Java provides a special thread-safety guarantee concerning immutable objects. These objects can be safely accessed from multiple threads, even when synchronization isn’t used to publish (expose) their references provided that the following rules are observed:
- Immutable objects must not allow state to be modified.
- All fields must be declared final.
- Objects must be properly constructed so that “this” references don’t escape from constructors.
The last point is probably confusing, so here is a simple example where this explicitly escapes from the constructor:
public class ThisEscapeDemo
{
private static ThisEscapeDemo lastCreatedInstance;
public ThisEscapeDemo()
{
lastCreatedInstance = this;
}
}
Check out “Java theory and practice: Safe construction techniques” at www.ibm.com/developerworks/library/j-jtp0618/ to learn more about this common threading hazard.
EXERCISES
The following exercises are designed to test your understanding of Chapter 2’s content:
- Identify the three problems with threads.
- True or false: When the correctness of a computation depends on the relative timing or interleaving of multiple threads by the scheduler, you have a data race.
- Define synchronization.
- Identify the two properties of synchronization.

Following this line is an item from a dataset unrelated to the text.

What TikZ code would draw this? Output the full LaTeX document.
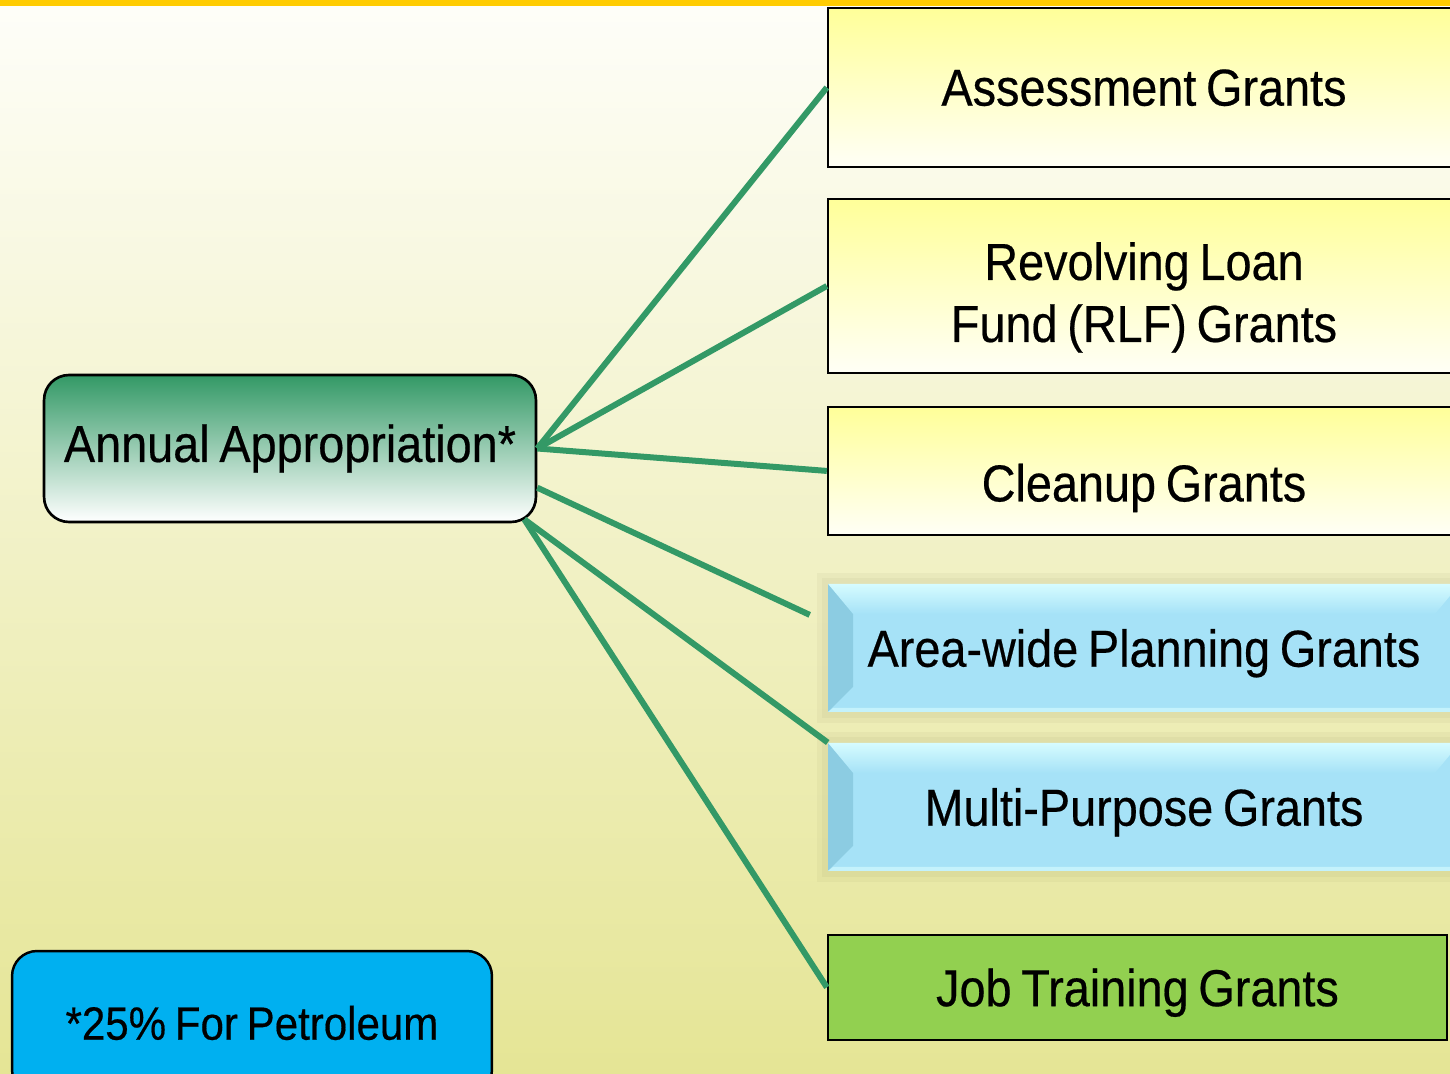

- How is synchronization implemented?
- True or false: A thread that has acquired a lock doesn’t release this lock when it calls one of Thread’s sleep() methods.
- How do you specify a synchronized method?
- How do you specify a synchronized block?
- Define liveness.
- Identify the three liveness challenges.
- How does the volatile keyword differ from synchronized?
- True or false: Java also lets you safely access a final field without the need for synchronization.
- Identify the thread problems with the following CheckingAccount class:
public class CheckingAccount
{
private int balance;
public CheckingAccount(int initialBalance)
{
balance = initialBalance;
}
public boolean withdraw(int amount)
{
if (amount <= balance)
{
try
{
Thread.sleep((int) (Math.random() * 200));
}
catch (InterruptedException ie)
{
}
balance -= amount;
return true;
}
return false;
}
public static void main(String[] args)
{
final CheckingAccount ca = new CheckingAccount(100);
Runnable r = new Runnable()
{
@Override
public void run()
{
String name = Thread.currentThread().getName();
for (int i = 0; i < 10; i++)
System.out.println (name + " withdraws $10: " +
ca.withdraw(10));
}
};
Thread thdHusband = new Thread(r);
thdHusband.setName("Husband");
Thread thdWife = new Thread(r);
thdWife.setName("Wife");
thdHusband.start();
thdWife.start();
}
} - Fix the thread problems in the previous CheckingAccount class.
Summary
Developing multithreaded applications is much easier when threads don’t interact, typically via shared variables. When interaction occurs, race conditions, data races, and cached variable problems can arise that make an application thread-unsafe.
You can use synchronization to solve race conditions, data races, and cached variable problems. Synchronization is a JVM feature that ensures that two or more concurrent threads don’t simultaneously execute a critical section that must be accessed in a serial manner.
Liveness refers to something beneficial happening eventually. A liveness failure occurs when an application reaches a state in which it can make no further progress. Multithreaded applications face the liveness challenges of deadlock, livelock, and starvation.
Synchronization exhibits two properties: mutual exclusion and visibility. The synchronized keyword is associated with both properties. Java also provides a weaker form of synchronization involving visibility only, and associates only this property with the volatile keyword.
When a field variable is declared volatile, it cannot also be declared final. However, this isn’t a problem because Java also lets you safely access a final field without the need for synchronization. You will often use final to help ensure thread safety in the context of an immutable class.
Chapter 3 presents waiting and notification.